I approached Amazon with my concerns. After being ignored, then sent a boilerplate reply, only my third attempt evinced a more detailed response. In an extraordinary email from a representative in Amazon Executive Customer Relations, I was told:
"Please bear in mind, however, that as a retailer, our goal is to provide customers with the broadest selection possible so they can find, discover and buy any item they might be seeking. Because our customers represent a wide spectrum of opinions, that selection may include some items which people find objectionable."This suggests Amazon is blissfully unaware that these items breach their terms of service, which specifically prohibits products "that promote, incite, or glorify hate or violence towards any person or group", or is, "related to terrorist organizations", or, "that promote intolerance based on race, religion, and sexual orientation".
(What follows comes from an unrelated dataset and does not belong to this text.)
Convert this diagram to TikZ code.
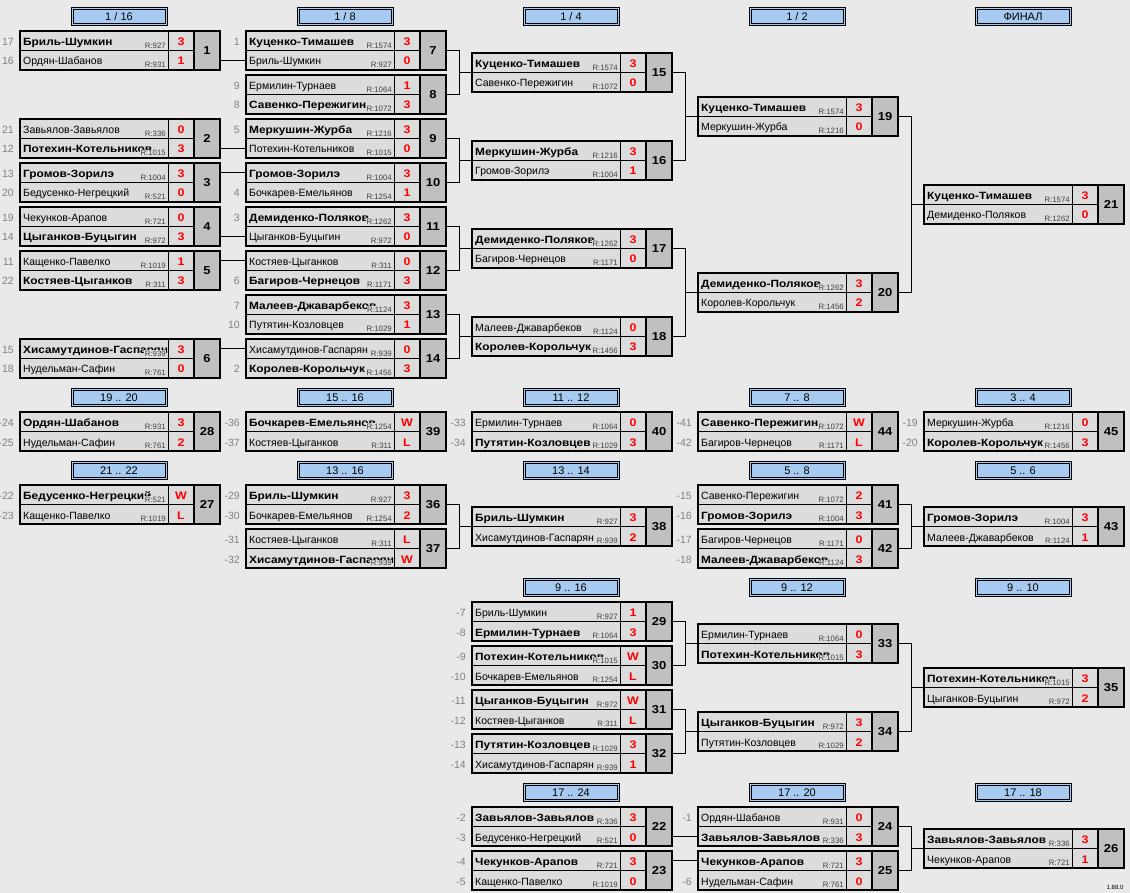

They went on to say: "You may wish to contact (MERCHANT NAME) directly with your comments about this item."
Incredibly, Amazon also wants me to police their own platform.
Curiosity provoked me to dig a little deeper and see what other "items which people find objectionable" I could find. Although I found no evidence of Amazon selling anything promoting banned organisation Daesh (IS), I did find a disturbing paramilitary Ulster "Loyalist" flag.
What is Amazon doing? What makes one flag, er... flagged to "incite, or glorify hate", but another perfectly acceptable? Why is Amazon making a special exception for certain extremist material?
As we have seen from previous atrocities committed by white assailants, until very recently, governments in the west have been puzzlingly reluctant to brand such acts terrorism. Similarly, other tech giants like Facebook and Twitter have, for a long time, dragged their heels over white nationalist content, often citing freedom of speech. Is it because of the colour of the perpetrators?
This is a problem, because, by not enforcing their own terms and conditions, Amazon are actively encouraging, emboldening, and empowering extremists.
Further, if we do nothing as consumers to hold the retail behemoth to account, this obnoxious fringe will start to think itself mainstream. They may even become normalised in the mind of the public. This, of course, is something that funny little men with inflated egos always want. Then, before we know what's happening, we've lost control and it's 1933 again.
It's made me seriously question my use of Amazon, and it should concern you too.
Maybe it's also time I put this to Bezos himself, as I'm about to with this special episode. Whether his company will do something, after the way they've already behaved, is another thing entirely. As soon as this is uploaded, the link's going to jeff@amazon.com, @JeffBezos, @AmazonUK, @amazon, and the @washingtonpost. I have screenshots and all correspondence between me and Amazon, so I can prove my story. Let's see what happens.
If any of you listening work for Amazon or a major news outlet, tell someone about this episode.